It is never easy to negotiate with terrorists, particularly when, as in the current siege, they have already killed innocent people. And since the siege at the school comes a day after a suicide bombing near a Moscow subway station and a week after two Russian airliners were blown apart by terrorist explosions, Putin's government may feel compelled to reject any negotiated concessions that might be construed as yielding to terrorist blackmail.
Nonetheless, the first obligation of a government exercising popular sovereignty should be to protect the lives of its citizens. In 2002, when Russian security forces sought to rescue hostages by pumping lethal gas into a Moscow theater without having the proper antidotes at the site, they ended up killing 129 hostages and making the Kremlin look callous about Russian lives. Putin ought to be doing everything he can to avoid a repeat of the tragic denouement at the Moscow theater.
Immediately after the hostage-taking, Putin vowed he would not deviate from his policy of refusing to negotiate with Chechen guerrillas. He said: "We shall fight against them, throw them in prisons, and destroy them."
This is obligatory rhetoric. Similarly, President Bush was offering an unavoidable gesture of solidarity when he assured Putin in a telephone call that the United States stands shoulder-to-shoulder with Russia in the fight against terrorism. And it is equally fitting that the UN Security Council condemns the hostage-taking in Russia, as Putin asked it to do. But there could be face-saving ways for Putin to permit negotiations with the hostage takers. They have requested dialogue with local officials -- the presidents of North Ossetia and the neighhboring region of Ingushetia. They have also asked to talk to a well-known pediatrician, Leonid Roshal, who came to the aid of hostages held in the Moscow theater in 2002. Putin could allow these figures, acting independently of the Kremlin, to work out a resolution that saves the lives of the hostages.
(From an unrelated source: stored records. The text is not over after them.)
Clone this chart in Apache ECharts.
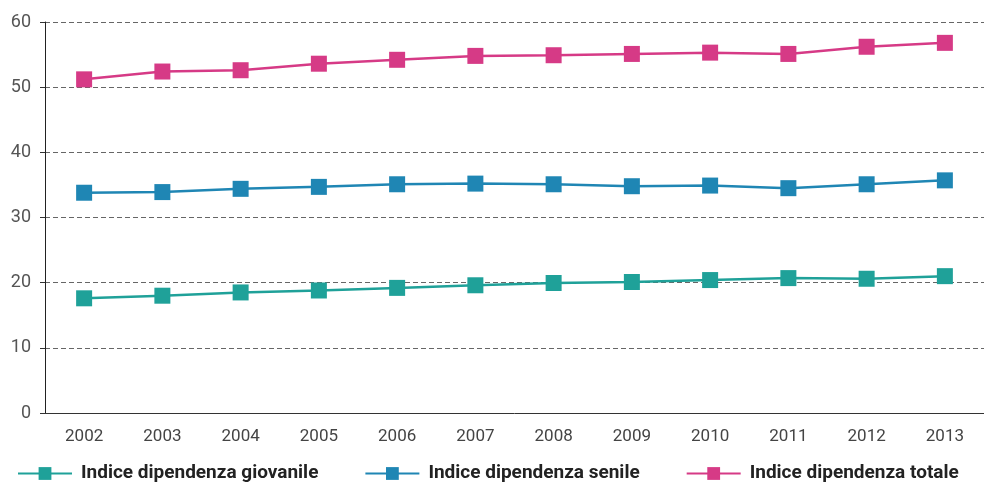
<!DOCTYPE html>
<html>
<head>
<meta charset="utf-8">
<script src="https://cdn.jsdelivr.net/npm/echarts@6/dist/echarts.min.js"></script>
<style>
  html, body { margin: 0; padding: 0; background: #fff; }
  #chart { width: 984px; height: 483px; }
</style>
</head>
<body>
<div id="chart"></div>
<script>
const years = ['2002', '2003', '2004', '2005', '2006', '2007', '2008', '2009', '2010', '2011', '2012', '2013']
const giovanile = [17.6, 18.0, 18.5, 18.8, 19.2, 19.6, 19.95, 20.1, 20.4, 20.7, 20.6, 21.0]
const senile = [33.8, 33.9, 34.4, 34.7, 35.1, 35.2, 35.1, 34.8, 34.9, 34.5, 35.1, 35.7]
const totale = [51.2, 52.4, 52.6, 53.6, 54.2, 54.8, 54.9, 55.1, 55.3, 55.1, 56.2, 56.8]

const font = '"Liberation Sans Narrow", "Roboto", "Noto Sans", sans-serif'

let myChart = echarts.init(document.getElementById('chart'))

function line (name, data, color) {
  return {
    name: name,
    type: 'line',
    data: data,
    symbol: 'rect',
    symbolSize: 16,
    lineStyle: { color: color, width: 2.5 },
    itemStyle: { color: color },
    emphasis: { disabled: true }
  }
}

let option = {
  animation: false,
  grid: { left: 45, right: -6, top: 22, bottom: 70 },
  legend: {
    left: 12,
    top: 459,
    width: 972,
    itemWidth: 54,
    itemHeight: 16,
    itemGap: 46,
    textStyle: { fontFamily: font, fontSize: 19, fontWeight: 'bold', color: '#222', padding: [0, 0, 0, 4] },
    data: ['Indice dipendenza giovanile', 'Indice dipendenza senile', 'Indice dipendenza totale']
  },
  xAxis: {
    type: 'category',
    data: years,
    axisLine: { lineStyle: { color: '#333', width: 1 } },
    axisTick: { alignWithLabel: true, length: 5, lineStyle: { color: '#333' } },
    axisLabel: { fontFamily: font, fontSize: 17, color: '#444', margin: 15 }
  },
  yAxis: {
    type: 'value',
    min: 0,
    max: 60,
    interval: 10,
    axisLine: { show: true, lineStyle: { color: '#222', width: 1 } },
    axisTick: { show: true, length: 5, lineStyle: { color: '#333' } },
    axisLabel: { fontFamily: font, fontSize: 18, color: '#555', margin: 14 },
    splitLine: { lineStyle: { color: '#666', type: [5, 3], width: 1 } }
  },
  series: [
    line('Indice dipendenza giovanile', giovanile, '#1fa199'),
    line('Indice dipendenza senile', senile, '#1f86b4'),
    line('Indice dipendenza totale', totale, '#d63a86')
  ]
}
myChart.setOption(option)
</script>
</body>
</html>
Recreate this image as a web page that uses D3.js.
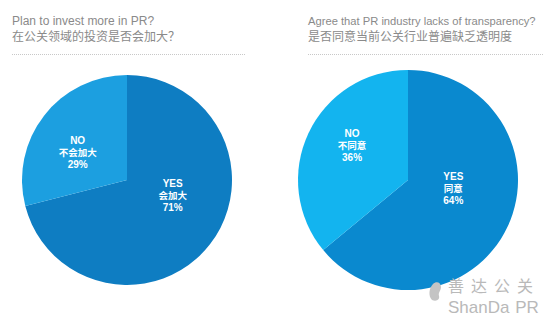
<!DOCTYPE html>
<html>
<head>
<meta charset="utf-8">
<script src="https://cdn.jsdelivr.net/npm/d3@7/dist/d3.min.js"></script>
<style>
  html, body { margin: 0; padding: 0; background: #fff; }
  svg { display: block; }
</style>
</head>
<body>
<svg id="chart" width="550" height="329"></svg>
<script>
// Survey answers, one pie per question
const questionsEn = ["Plan to invest more in PR?", "Agree that PR industry lacks of transparency?"];
const questionsZh = ["在公关领域的投资是否会加大？", "是否同意当前公关行业普遍缺乏透明度"];
const answerKeys = ["YES", "NO"];
const answerZh = [["会加大", "不会加大"], ["同意", "不同意"]];
const answerValues = [[71, 29], [64, 36]];
const sliceColors = [["#0e7dc2", "#1c9fe0"], ["#0a89cf", "#13b4ef"]];

// Pie layout per panel
const panels = [
  { cx: 127, cy: 180, r: 105, titleX: 12, titleSize: 12, ruleEnd: 245 },
  { cx: 408, cy: 180, r: 110, titleX: 308, titleSize: 11.2, ruleEnd: 543 }
];
// Label anchors as (angle in degrees clockwise from 12 o'clock, distance from centre)
const labelPolar = [
  [[108, 48], [-60, 57]],
  [[100, 46], [-58, 66]]
];

const svg = d3.select("#chart");

panels.forEach((p, i) => {
  const g = svg.append("g");

  // Question titles
  g.append("text")
    .attr("x", p.titleX).attr("y", 24.5)
    .attr("font-family", "Liberation Sans, Arial, sans-serif")
    .attr("font-size", p.titleSize).attr("fill", "#8a8a8a")
    .text(questionsEn[i]);
  g.append("text")
    .attr("x", p.titleX).attr("y", 40.5)
    .attr("font-family", "Noto Sans CJK SC, sans-serif")
    .attr("font-size", 12).attr("fill", "#8a8a8a")
    .text(questionsZh[i]);

  // Dotted rule under the title
  g.append("line")
    .attr("x1", p.titleX).attr("x2", p.ruleEnd)
    .attr("y1", 54.5).attr("y2", 54.5)
    .attr("stroke", "#c8c8c8").attr("stroke-width", 1)
    .attr("stroke-dasharray", "1,1");

  // Pie: YES runs clockwise from 12 o'clock, NO fills the rest
  const data = answerKeys.map((k, j) => ({ key: k, zh: answerZh[i][j], value: answerValues[i][j], color: sliceColors[i][j], j }));
  const pie = d3.pie().value(d => d.value).sort(null);
  const arc = d3.arc().innerRadius(0).outerRadius(p.r);

  const pg = g.append("g").attr("transform", `translate(${p.cx},${p.cy})`);
  pg.selectAll("path")
    .data(pie(data))
    .join("path")
    .attr("d", arc)
    .attr("fill", d => d.data.color);

  // Slice labels
  const lbl = pg.selectAll("g.lbl")
    .data(data)
    .join("g")
    .attr("class", "lbl")
    .attr("transform", d => {
      const [deg, dist] = labelPolar[i][d.j];
      const a = deg * Math.PI / 180;
      return `translate(${dist * Math.sin(a)},${-dist * Math.cos(a)})`;
    });
  lbl.each(function (d) {
    const lines = [d.key, d.zh, d.value + "%"];
    const t = d3.select(this);
    lines.forEach((s, k) => {
      t.append("text")
        .attr("y", (k - 1) * 12 + 4)
        .attr("text-anchor", "middle")
        .attr("font-family", k === 1 ? "Noto Sans CJK SC, sans-serif" : "Liberation Sans, Arial, sans-serif")
        .attr("font-size", k === 1 ? 9.5 : 10)
        .attr("font-weight", "bold")
        .attr("fill", "#ffffff")
        .text(s);
    });
  });
});

// Brand mark, bottom right
const wm = svg.append("g").attr("fill", "#b9b9b9");
wm.append("path")
  .attr("d", "M432,300 C428,296 429,288 433,284 C436,281 441,282 441,287 C441,291 438,292 439,296 C440,299 437,302 432,300 Z")
  .attr("fill", "#c4c4c4");
wm.append("text")
  .attr("x", 448).attr("y", 291.5)
  .attr("font-family", "Noto Sans CJK SC, sans-serif")
  .attr("font-size", 16).attr("letter-spacing", 7)
  .text("善达公关");
wm.append("text")
  .attr("x", 448).attr("y", 312.5)
  .attr("font-family", "Liberation Sans, Arial, sans-serif")
  .attr("font-size", 17)
  .attr("word-spacing", 1)
  .text("ShanDa PR");
</script>
</body>
</html>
Whatever the outcome of the current siege, the day must come when Putin owns up to the need for a political resolution of the conflict in Chechnya. Toward that end, he should recognize that the legitimately elected Chechen government of Aslan Maskhadov -- currently a fugitive -- has forcefully denounced the hostage-taking in North Ossetia. Putin should seek a political solution in Chechnya not in response to terrorism but for the sake of justice for Russians as well as Chechens.